Of course, the money has helped. Guided by the mantra “No stylist, just a wallet,” Uzi might be spending more money than Iverson did in his prime. “Style-wise, Uzi was always advanced,” says DJ Drama, who signed Uzi to Atlantic Records. “And then once his shows started increasing with the finances, it just enabled him to do even more than what he wanted to do.” And what does a trip to the store with Uzi entail? “It’s nothing less than four zeroes,” says Drama. His buddies corroborated the staggering figure. “He’s literally spending house money on clothes,” says Warren. “Every time,” adds Banks. His favorite stores are Barneys and Dover Street Market, and Drama says he has a soft spot for Goyard. “That’s all he cares about, is clothes,” says Johnson, who’s also Uzi’s designated Instagram fit-pic-taker. But, he quickly adds, it’s music over everything. “It’s crazy ’cause his clothes kind of support the music—he gets inspiration from his clothes.”

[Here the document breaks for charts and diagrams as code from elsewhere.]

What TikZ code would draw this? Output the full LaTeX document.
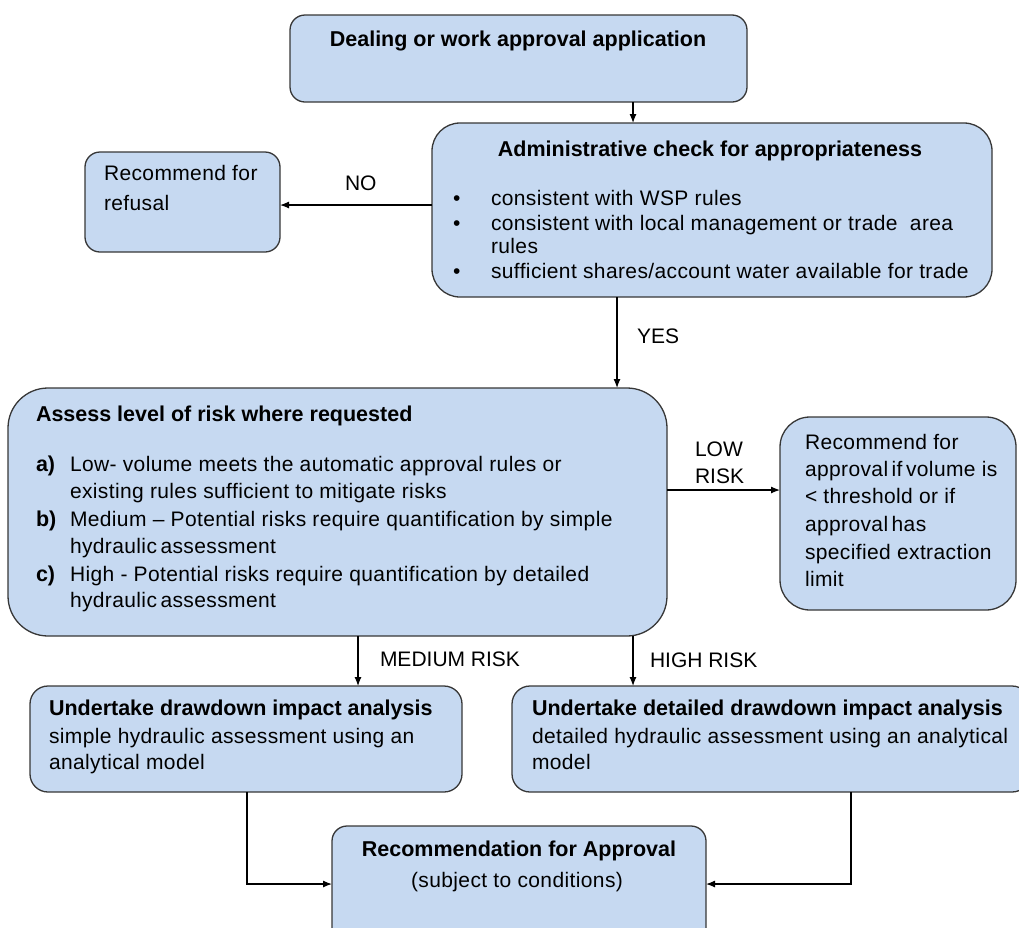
\documentclass[tikz,border=0pt]{standalone}
\usepackage{fontspec}
\setmainfont{Liberation Sans}
\newfontfamily\spacedfont[LetterSpace=1.8]{Liberation Sans}
\usetikzlibrary{arrows.meta}
\definecolor{boxblue}{RGB}{198,217,241}
\definecolor{edgegray}{RGB}{55,55,55}
\begin{document}
\begin{tikzpicture}[x=1pt,y=-1pt,
  box/.style={draw=edgegray, fill=boxblue, line width=1.3pt, inner sep=0pt, outer sep=0pt},
  txt/.style={inner sep=0pt, outer sep=0pt, font=\spacedfont\fontsize{21}{27}\selectfont, anchor=base west},
  ttl/.style={inner sep=0pt, outer sep=0pt, anchor=base west, font=\fontsize{21.5}{27}\selectfont\bfseries},
  lbl/.style={inner sep=0pt, outer sep=0pt, anchor=base west, font=\fontsize{21}{27}\selectfont},
  arr/.style={draw=black, line width=1.2pt, -{Latex[length=9pt,width=7pt]}}]
\useasboundingbox (0,0) rectangle (1019,927);
% boxes
\node[box, rounded corners=15pt, minimum width=457pt, minimum height=87pt] (dealing) at (518.5,58.5) {};
\node[box, rounded corners=28pt, minimum width=560pt, minimum height=174pt] (admin) at (712,210) {};
\node[box, rounded corners=15pt, minimum width=195pt, minimum height=100pt] (refusal) at (182.5,202) {};
\node[box, rounded corners=40pt, minimum width=659pt, minimum height=248pt] (assess) at (337.5,512) {};
\node[box, rounded corners=30pt, minimum width=236pt, minimum height=193pt] (low) at (898,513.5) {};
\node[box, rounded corners=18pt, minimum width=432pt, minimum height=106pt] (medium) at (246,739) {};
\node[box, rounded corners=18pt, minimum width=518pt, minimum height=106pt] (high) at (771,739) {};
\node[box, rounded corners=15pt, minimum width=374pt, minimum height=119pt] (rec) at (519,885.5) {};
% texts
\node[ttl, anchor=base] (t-dealing) at (518,46) {Dealing or work approval application};
\node[ttl, anchor=base] (t-admin) at (710,156) {Administrative check for appropriateness};
\node[lbl] (b1) at (453,205) {\textbullet};
\node[lbl] (b2) at (453,230) {\textbullet};
\node[lbl] (b3) at (453,278) {\textbullet};
\node[txt] (t-ad1) at (491,205) {consistent with WSP rules};
\node[txt] (t-ad2) at (491,230) {consistent with local management or trade\ \ area};
\node[txt] (t-ad3) at (491,253) {rules};
\node[txt] (t-ad4) at (491,278) {sufficient shares/account water available for trade};
\node[txt] (t-ref1) at (104,180) {Recommend for};
\node[txt] (t-ref2) at (104,210) {refusal};
\node[ttl] (t-assess) at (36,421) {Assess level of risk where requested};
\node[ttl] (ia) at (36,471) {a)};
\node[txt] (t-a1) at (70,471) {Low- volume meets the automatic approval rules or};
\node[txt] (t-a2) at (70,498) {existing rules sufficient to mitigate risks};
\node[ttl] (ib) at (36,526) {b)};
\node[txt] (t-b1) at (70,526) {Medium – Potential risks require quantification by simple};
\node[txt] (t-b2) at (70,553) {hydraulic\,assessment};
\node[ttl] (ic) at (36,581) {c)};
\node[txt] (t-c1) at (70,581) {High - Potential risks require quantification by detailed};
\node[txt] (t-c2) at (70,607) {hydraulic\,assessment};
\node[txt] (t-low1) at (805,449) {Recommend for};
\node[txt] (t-low2) at (805,476) {approval\,if\,volume is};
\node[txt] (t-low3) at (805,503) {< threshold or if};
\node[txt] (t-low4) at (805,531) {approval\,has};
\node[txt] (t-low5) at (805,559) {specified extraction};
\node[txt] (t-low6) at (805,586) {limit};
\node[ttl] (t-med) at (49,715) {Undertake drawdown impact analysis};
\node[txt] (t-med1) at (49,743) {simple hydraulic assessment using an};
\node[txt] (t-med2) at (49,769) {analytical model};
\node[ttl] (t-high) at (532,715) {Undertake detailed drawdown impact analysis};
\node[txt] (t-high1) at (532,743) {detailed hydraulic assessment using an analytical};
\node[txt] (t-high2) at (532,769) {model};
\node[ttl, anchor=base] (t-rec) at (519,856) {Recommendation for Approval};
\node[txt, anchor=base] (t-rec2) at (517,887) {(subject to conditions)};
% labels
\node[lbl] (l-no) at (345,190) {NO};
\node[lbl] (l-yes) at (637,343) {YES};
\node[lbl] (l-low1) at (695,456) {LOW};
\node[lbl] (l-low2) at (695,483) {RISK};
\node[lbl] (l-med) at (380,666) {MEDIUM RISK};
\node[lbl] (l-high) at (650,667) {HIGH RISK};
% connector guides
\coordinate (xa) at (633,0);
\coordinate (ya) at (0,205);
\coordinate (xy) at (617,0);
\coordinate (yl) at (0,490);
\coordinate (xm) at (358,0);
\coordinate (xh) at (633,0);
\coordinate (xml) at (247,0);
\coordinate (xhr) at (851,0);
\coordinate (yr) at (0,884);
% connectors
\draw[arr] (xa |- dealing.south) -- (xa |- admin.north);
\draw[arr] (admin.west |- ya) -- (refusal.east |- ya);
\draw[arr] (xy |- admin.south) -- (xy |- assess.north);
\draw[arr] (assess.east |- yl) -- (low.west |- yl);
\draw[arr] (xm |- assess.south) -- (xm |- medium.north);
\draw[arr] (xh |- assess.south) -- (xh |- high.north);
\draw[arr] (xml |- medium.south) -- (xml |- yr) -- (rec.west |- yr);
\draw[arr] (xhr |- high.south) -- (xhr |- yr) -- (rec.east |- yr);
\end{tikzpicture}
\end{document}
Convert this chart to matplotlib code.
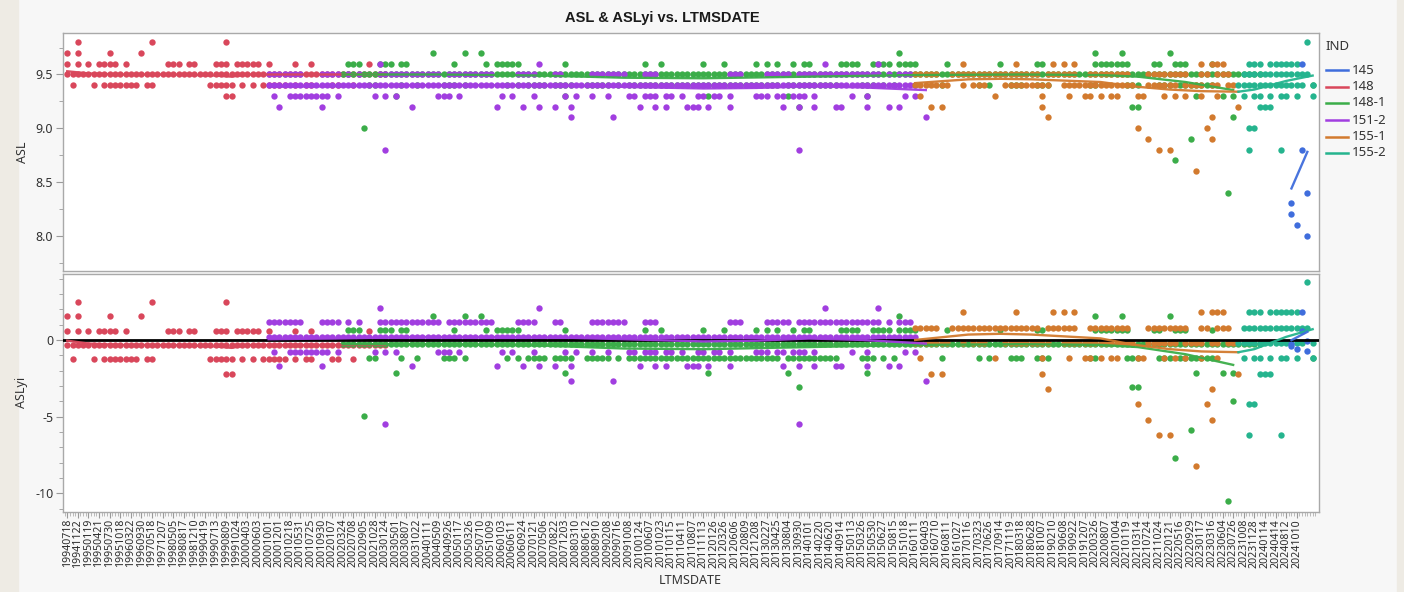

When I ask Uzi how he would sum up his personal style, he takes a long moment and looks down. “Dressed in the dark,” he says, and with that he turns away to pose for a few more photos and hop in his waiting van. It’s easy to write Uzi’s style off as a joke, as many did when he wore an Avril Lavigne–approved off-the-shoulder striped top (by Faith Connexion) last year. But like his music, it’s all about turning the rulebook on its head, and it’s real as can be. For now, Uzi’s parade of fits on Instagram has been put on hold. One of his last, posted just after the Texas show, includes a caption from Warren: “Uzi is currently working on the best music in his and your life so he does not have a phone New Music soon... he will be back in a few weeks Maybe he says.” Since then a series of bizarre posts—allegedly, though almost certainly not, from people who found his password written in the bathroom of a massage parlor/brothel—has dominated his feed. It’s a particularly trollish promotional stunt, even for Uzi. But he’ll show up eventually. At least we hope he will. His fans are waiting.